Alors que les poulets muselés mis à l'affiche par l'ASIN viennent de sauver leur tête avec le net refus de l'initiative «Oui à l'Europe !», qui risque de perdre des plumes au lendemain d'une campagne très médiatisée ? Dans les cantons romands, où une très large majorité des partis et des autorités appelait à voter oui, l'échec à entraîner les électeurs est mis au débit de l'ensemble de la classe politique et des médias.

La presque totalité des appareils ayant soutenu l'initiative, ceux qui se sont profilés en sa faveur ne devraient guère être pénalisés, notent ainsi les responsables des partis politiques vaudois désavoués. L'absence de passion dans la campagne est également relevée: il sera plus facile de passer à autre chose. Seule dans ce canton à avoir dit non, l'UDC espère toutefois en recueillir les fruits dans un an, lors des élections cantonales. «Avec un décalage pareil, les autres partis devront mener leur débat interne», souligne le président Guy Parmelin.
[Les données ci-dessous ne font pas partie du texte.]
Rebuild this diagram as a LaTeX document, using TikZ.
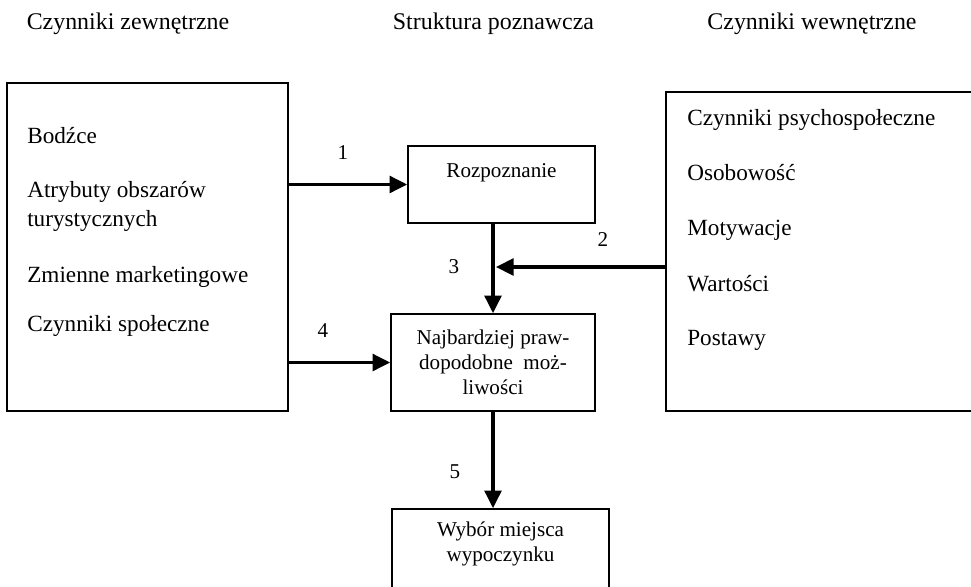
\documentclass[tikz,border=0pt]{standalone}
\usepackage{fontspec}
\setmainfont{Liberation Serif}
\usetikzlibrary{positioning,arrows.meta}

\begin{document}
\begin{tikzpicture}[x=0.025cm, y=-0.025cm,
      blok/.style={draw, line width=1.2pt, inner sep=0pt},
      pil/.style={line width=2.2pt, -{Triangle[length=12.5pt,width=12pt]}},
      tytul/.style={anchor=base, font=\fontsize{17}{20}\selectfont},
      lista/.style={anchor=north west, inner sep=0pt, align=left,
                    font=\fontsize{16.5}{20.6}\selectfont},
      srodek/.style={anchor=north, inner sep=0pt, align=center,
                     font=\fontsize{15}{17.8}\selectfont},
      nr/.style={font=\fontsize{15}{17}\selectfont, inner sep=0pt}]
    \useasboundingbox (0,0) rectangle (971,586);
    \clip (0,0) rectangle (971,586);

    % naglowki
    \node[tytul] (hZew) at (128,29)   {Czynniki zewnętrzne};
    \node[tytul] (hStr) at (493.5,29) {Struktura poznawcza};
    \node[tytul] (hWew) at (812,29)   {Czynniki wewnętrzne};

    % ramki
    \node[blok, minimum width=7.025cm, minimum height=8.2cm]   (zew) at (147.5,247)  {};
    \node[blok, minimum width=8.35cm,  minimum height=7.975cm] (wew) at (833,251.5)  {};
    \node[blok, minimum width=4.675cm, minimum height=1.925cm] (roz) at (501.5,184.5) {};
    \node[blok, minimum width=5.1cm,   minimum height=2.425cm] (naj) at (493,362.5)  {};
    \node[blok, minimum width=5.425cm, minimum height=2.775cm] (wyb) at (500.5,564.5) {};

    % teksty
    \node[lista] (tZew) at (27,127) {Bodźce\\[18pt]
        Atrybuty obszarów\\turystycznych\\[19pt]
        Zmienne marketingowe\\[14pt]
        Czynniki społeczne};
    \node[lista] (tWew) at (687,109) {Czynniki psychospołeczne\\[18.5pt]
        Osobowość\\[18.5pt]
        Motywacje\\[19pt]
        Wartości\\[18pt]
        Postawy};
    \node[srodek] (tRoz) at (501.5,163) {Rozpoznanie};
    \node[srodek] (tNaj) at (493,330) {Najbardziej praw-\\dopodobne\ \ moż-\\liwości};
    \node[srodek] (tWyb) at (500.5,522) {Wybór miejsca\\wypoczynku};

    % strzalki
    \coordinate (j) at (496,267);
    \draw[pil] (zew.east |- roz.west) -- (roz.west);
    \draw[pil] (wew.west |- j) -- (j);
    \draw[pil] (roz.south -| naj.north) -- (naj.north);
    \draw[pil] (zew.east |- naj.west) -- (naj.west);
    \draw[pil] (naj.south) -- (naj.south |- wyb.north);

    % numery
    \node[nr] (n1) at (343,153) {1};
    \node[nr] (n2) at (603,240) {2};
    \node[nr] (n3) at (454,267) {3};
    \node[nr] (n4) at (323,331) {4};
    \node[nr] (n5) at (455,472) {5};
  \end{tikzpicture}
\end{document}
Davantage que sur le plan cantonal, c'est au niveau des partis suisses que les leaders politiques romands doivent s'attendre à perdre du crédit, à être davantage marginalisés, même si aucune tête ne va rouler. La NZZ, organe officieux des radicaux zurichois, lance son avertissement aux conseillers nationaux Yves Christen, Marc Suter et Lili Nabholz: «Cette victoire est aussi celle du Parti radical, hélas atténuée par le rôle de quelques personnalités en faveur du oui.»

Au PDC, les conseillers nationaux Jean-Philippe Maitre et François Lachat pourraient voir fondre leur influence. Leurs fonctions dans la direction du parti ne sont pas menacées. Mais la base et les sections alémaniques, très travaillées par le président Adalbert Durrer, ne leur pardonneront guère d'avoir entraîné leur parti dans le camp des perdants. Le syndicaliste Jean-Claude Rennwald, qui s'est battu pour entraîner les syndicats dans le sillage du oui, se retrouvera lui aussi dans une position difficile, aux côtés de Christiane Brunner. Tenter de faire avaler une forte hausse de la TVA comme prix de l'adhésion est un exercice qui laissera des traces dans l'organisation syndicale.

Voit-on émerger, avec le vote de dimanche, une nouvelle génération eurosceptique voire europhobe dans la classe politique romande? Les responsables de parti interrogés par Le Temps s'attendent bel et bien à ce que ces courants s'expriment plus fortement, leurs complexes étant tombés. Mais c'est un effet qu'il est très difficile de mesurer et sur lequel on ne peut pas mettre de noms. La campagne a fait connaître peu de têtes nouvelles, contrairement à 1992, où les Véronique Pürro, François Cherix ou Roger Nordmann avaient fait une apparition remarquée.

Opposants vétérans

Côté non, Nicolas Deiss, «le frère», s'est fait un prénom. Côté non, le banquier genevois Bénédict Hentsch, très impliqué dans le projet de fusion Vaud-Genève, a livré son premier combat national. Mais les opposants étaient souvent des vétérans, comme le radical neuchâtelois Claude Frey. A Lausanne, tandis que le radical Francis Thévoz a empêché la municipalité de soutenir officiellement l'initiative, le syndic socialiste Jean-Jacques Schilt s'est affiché sur les murs de la ville pour le oui. La question européenne ne devrait toutefois guère influencer le combat pour la syndicature de l'automne prochain. Dans le Jura, le président du groupe libéral-radical Alain Schweingruber dénonce les cinq membres du gouvernement qui ont prouvé qu'ils étaient «déconnectés de la réalité». Mais il n'imagine pas pour autant que le fait d'avoir défendu le non fasse émerger des personnalités.

Si l'on ne trouve guère de nouvelles têtes personnifiant le rejet massif de dimanche, il ne sera plus possible d'identifier, comme on l'a volontiers et trop facilement fait jusqu'ici, les europhiles aux jeunes. Les Jeunesses libérales vaudoises, tout comme les radicales de Fribourg-Ville, ont dit non. Charles Geninasca, l'un des représentants de l'ASIN en Suisse romande, prédit du reste que les jeunes, «que l'on a négligés durant la campagne» vont provoquer l'apparition de mouvements reprenant les thèmes de son association.